If corruption returns repeatedly, suspect the storage device. Move the game from an external drive or microSD card to internal storage and test again. A failing drive, unstable USB connection, cheap card, or nearly full SSD can cause repeated install problems.
Download and Update Errors
Download errors are not always caused by slow internet. Patches need extra space to unpack and replace files. If the drive is nearly full, the update may fail even when the listed download size looks small.
Free extra storage, restart the launcher, clear the download cache if supported, and test a different drive if the same update keeps failing.

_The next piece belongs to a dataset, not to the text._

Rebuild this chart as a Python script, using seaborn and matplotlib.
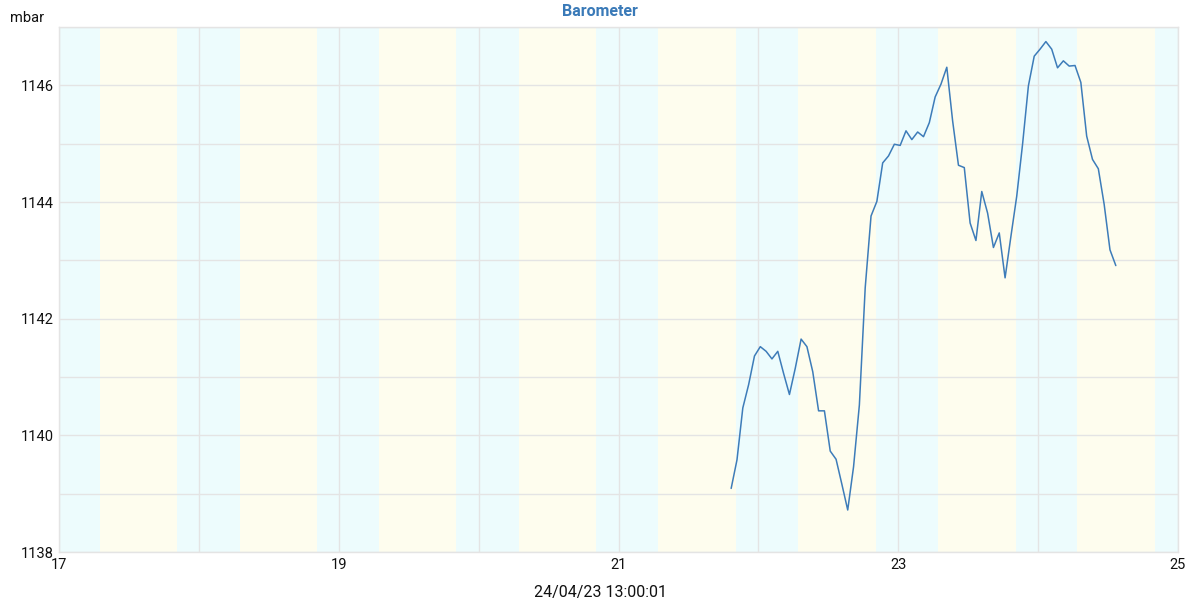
import numpy as np
import pandas as pd
import seaborn as sns
import matplotlib.pyplot as plt

# hourly pressure readings (mbar), first reading 21 Apr ~19:20
start_day = 21 + 19.33 / 24
pressure = [1139.09, 1139.58, 1140.47, 1140.87, 1141.36, 1141.52, 1141.44, 1141.31,
            1141.44, 1141.06, 1140.70, 1141.15, 1141.65, 1141.52, 1141.09, 1140.42,
            1140.42, 1139.73, 1139.59, 1139.16, 1138.72, 1139.46, 1140.52, 1142.53,
            1143.76, 1144.01, 1144.67, 1144.79, 1144.99, 1144.97, 1145.22, 1145.07,
            1145.20, 1145.12, 1145.36, 1145.80, 1146.02, 1146.31, 1145.39, 1144.63,
            1144.59, 1143.64, 1143.34, 1144.18, 1143.81, 1143.22, 1143.47, 1142.70,
            1143.41, 1144.10, 1144.99, 1145.99, 1146.50, 1146.62, 1146.75, 1146.62,
            1146.30, 1146.42, 1146.33, 1146.34, 1146.05, 1145.13, 1144.73, 1144.57,
            1143.96, 1143.18, 1142.91]

# daylight bands (day of month, sunrise hour, sunset hour)
days = [17, 18, 19, 20, 21, 22, 23, 24]
sunrise = [7.03, 7.06, 6.89, 6.91, 6.77, 6.77, 6.79, 6.65]
sunset = [20.23, 20.26, 20.11, 20.11, 20.14, 20.16, 20.18, 20.02]

x_ticks = [17, 19, 21, 23, 25]
y_ticks = [1138, 1140, 1142, 1144, 1146]
stamp = "24/04/23 13:00:01"

df = pd.DataFrame({
    "day": start_day + np.arange(len(pressure)) / 24,
    "mbar": pressure,
})

sns.set_theme(style="white")
plt.rcParams['font.family'] = ['Roboto', 'DejaVu Sans']

night_col = '#edfcfd'
day_col = '#fefdee'
grid_col = '#e4e4e4'

fig = plt.figure(figsize=(12, 6), dpi=100)
ax = fig.add_axes([59 / 1200, 48 / 600, 1119 / 1200, 525 / 600])

ax.axvspan(17, 25, color=night_col, lw=0, zorder=0)
for d, sr, ss in zip(days, sunrise, sunset):
    ax.axvspan(d + sr / 24, d + ss / 24, color=day_col, lw=0, zorder=0)

sns.lineplot(data=df, x="day", y="mbar", ax=ax, color='#3d7cb9', lw=1.1, zorder=3)

ax.set_xlim(17, 25)
ax.set_ylim(1138, 1147)
ax.set_xticks(range(17, 26), minor=True)
ax.set_xticks(x_ticks)
ax.set_yticks(range(1138, 1148), minor=True)
ax.set_yticks(y_ticks)
ax.grid(True, which='both', color=grid_col, lw=1, zorder=1)
ax.set_axisbelow(True)
ax.tick_params(which='both', length=0, labelsize=10.5, colors='#111111', pad=4)
for s in ax.spines.values():
    s.set_color(grid_col)
    s.set_linewidth(1)

ax.set_xlabel("")
ax.set_ylabel("")
# title and timestamp are centred on the figure, not the axes
fig.text(0.5, 1 - 11 / 600, "Barometer", fontsize=11.5, fontweight='bold',
         color='#3a7ab8', ha='center', va='center')
fig.text(0.5, 1 - 592 / 600, stamp, fontsize=11.5, color='#111111', ha='center', va='center')
fig.text(10 / 1200, 1 - 18 / 600, "mbar", fontsize=10.5, color='#111111', va='center', ha='left')

fig.savefig("out.png", dpi=100)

PC Graphics, DirectX, Vulkan, and Driver Errors
Graphics errors may mention the GPU, DirectX, Vulkan, driver timeout, shader cache, or device removed. Start by removing unstable overclocks, updating or rolling back the GPU driver, verifying files, and clearing shader cache where the game or driver allows it.
Lower the heavy settings first: ray tracing, ultra textures, reflections, frame generation, high refresh targets, and aggressive upscaling. If the issue began after a driver update, a rollback to a known stable driver may help more than reinstalling the newest one.

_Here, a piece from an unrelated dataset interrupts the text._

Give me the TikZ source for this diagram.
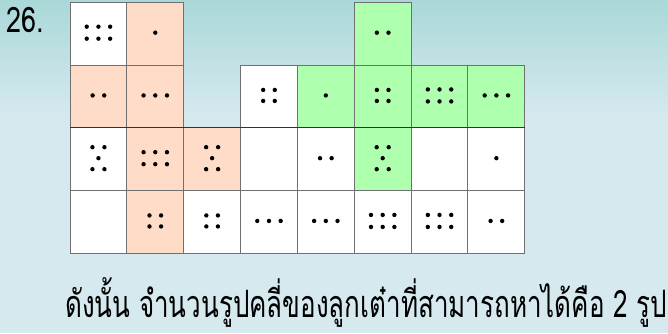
\documentclass[tikz,border=0pt]{standalone}
\usepackage{fontspec}
\newfontfamily\thaifont[Script=Thai]{Loma}
\definecolor{bgA}{RGB}{170,216,216}
\definecolor{bgB}{RGB}{213,233,239}
\definecolor{peach}{RGB}{255,220,200}
\definecolor{mint}{RGB}{174,255,174}
\definecolor{gridline}{RGB}{112,112,112}
\tikzset{
  cell/.style={draw=gridline, line width=1pt, minimum width=56.85pt, minimum height=62.75pt, inner sep=0pt, outer sep=0pt, anchor=north west},
  wcell/.style={cell, fill=white},
  pcell/.style={cell, fill=peach},
  gcell/.style={cell, fill=mint},
}
\newcommand{\pips}[2]{\foreach \dx/\dy in #2 {\fill ([shift={(\dx,\dy)}]#1.center) circle (2.2pt);}}
\def\fA{0/-1}
\def\fB{-5.8/-1,5.8/-1}
\def\fC{-11.7/-1,0/-1,11.7/-1}
\def\fD{-5.8/-6.5,5.8/-6.5,-5.8/4.5,5.8/4.5}
\def\fE{-6/-12,6/-12,0/-1,-6/10,6/10}
\def\fF{-11.7/-7,0/-7,11.7/-7,-11.7/5,0/5,11.7/5}
\begin{document}
\begin{tikzpicture}[x=1pt,y=-1pt]
\useasboundingbox (0,0) rectangle (668,333);
\fill[bgB] (0,0) rectangle (668,333);
\shade[top color=bgA, bottom color=bgB] (0,0) rectangle (668,115);
% row 1
\node[wcell] (c11) at (70,2.3) {};
\node[pcell] (c12) at (126.85,2.3) {};
\node[gcell] (c16) at (354.25,2.3) {};
% row 2
\node[pcell] (c21) at (70,65.05) {};
\node[pcell] (c22) at (126.85,65.05) {};
\node[wcell] (c24) at (240.55,65.05) {};
\node[gcell] (c25) at (297.4,65.05) {};
\node[gcell] (c26) at (354.25,65.05) {};
\node[gcell] (c27) at (411.1,65.05) {};
\node[gcell] (c28) at (467.95,65.05) {};
% row 3
\node[wcell] (c31) at (70,127.8) {};
\node[pcell] (c32) at (126.85,127.8) {};
\node[pcell] (c33) at (183.7,127.8) {};
\node[wcell] (c34) at (240.55,127.8) {};
\node[wcell] (c35) at (297.4,127.8) {};
\node[gcell] (c36) at (354.25,127.8) {};
\node[wcell] (c37) at (411.1,127.8) {};
\node[wcell] (c38) at (467.95,127.8) {};
% row 4
\node[wcell] (c41) at (70,190.55) {};
\node[pcell] (c42) at (126.85,190.55) {};
\node[wcell] (c43) at (183.7,190.55) {};
\node[wcell] (c44) at (240.55,190.55) {};
\node[wcell] (c45) at (297.4,190.55) {};
\node[wcell] (c46) at (354.25,190.55) {};
\node[wcell] (c47) at (411.1,190.55) {};
\node[wcell] (c48) at (467.95,190.55) {};
\draw[line width=1pt, black!80] (c31.north west) -- (c38.north east);
% pips
\pips{c11}{\fF}
\pips{c12}{\fA}
\pips{c16}{\fB}
\pips{c21}{\fB}
\pips{c22}{\fC}
\pips{c24}{\fD}
\pips{c25}{\fA}
\pips{c26}{\fD}
\pips{c27}{\fF}
\pips{c28}{\fC}
\pips{c31}{\fE}
\pips{c32}{\fF}
\pips{c33}{\fE}
\pips{c35}{\fB}
\pips{c36}{\fE}
\pips{c38}{\fA}
\pips{c42}{\fD}
\pips{c43}{\fD}
\pips{c44}{\fC}
\pips{c45}{\fC}
\pips{c46}{\fF}
\pips{c47}{\fF}
\pips{c48}{\fB}
% texts
\node[anchor=base west, inner sep=0pt, font=\thaifont\fontsize{27}{30}\selectfont] (num) at (6,32) {\scalebox{1}[1.3]{26.}};
\node[anchor=base west, inner sep=0pt, font=\thaifont\fontsize{26}{30}\selectfont] (ans) at (65,317) {\scalebox{1}[1.45]{ดังนั้น จำนวนรูปคลี่ของลูกเต๋าที่สามารถหาได้คือ 2 รูป}};
\end{tikzpicture}
\end{document}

Anti-Cheat and Permission Errors
Anti-cheat errors can come from blocked services, overlays, mods, unsupported operating systems, virtual machines, missing permissions, or security settings. Remove mods before testing, close overlays, reboot after anti-cheat repair, and install the game on a normal local drive.
Do not try to bypass anti-cheat. Workarounds can risk account bans even when your intent is harmless.
Steam Deck and Linux Fixes
On Steam Deck, start with file verification and a restart. If a Windows game fails, test the default Proton version first, then Proton Experimental, then one recent stable version. Do not cycle through many versions without notes, or you will lose track of what changed.
If a game stutters or corrupts files from microSD, move it to internal storage. For non-Steam launchers, login windows, webview components, and launcher updates may be the actual problem rather than the game.
When Reinstalling Makes Sense
Reinstall only after safer fixes fail. It is useful when file verification repeatedly fails, the install was interrupted, the platform reports corrupted content, or the game crashes at the same point after repair. It is not a good first fix for outages, licenses, account problems, router issues, or GPU driver crashes.
Back up local saves first where possible and confirm cloud saves have synced.
Safe Troubleshooting Order
- Write down the exact error code.
- Check whether it affects one game, online features, or the whole device.
- Check official service status.
- Restart the game, device, launcher, and router as needed.
- Verify files, repair install, restore licenses, or refresh account login.
- Investigate network, storage, driver, anti-cheat, or subscription causes.
- Reinstall only after targeted fixes fail.
- Contact support for purchases, bans, missing licenses, or persistent platform errors.
Frequently Asked Questions
Should I reinstall the game as soon as I see an error code?
No. Check service status, restart cleanly, verify files, and confirm licenses first. Reinstalling is slow and often does not fix network, account, or service outages.
How do I know if the problem is my internet or the servers?
Test another online game or app on the same device. If everything online fails, look at your network. If only one game fails and other players report the same issue, the game service is more likely.
Can a bad drive cause game errors?
Yes. Repeated corruption, failed updates, slow loading, and crashes from the same drive can point to storage problems.
Why did the error start after an update?
Updates can change files, shaders, anti-cheat behavior, drivers, permissions, or server requirements. Repair files and check known issues before assuming hardware failure.
When should I contact support?
Contact support for purchase problems, account access, bans, missing licenses, platform-wide errors, or any issue that remains after safe local troubleshooting.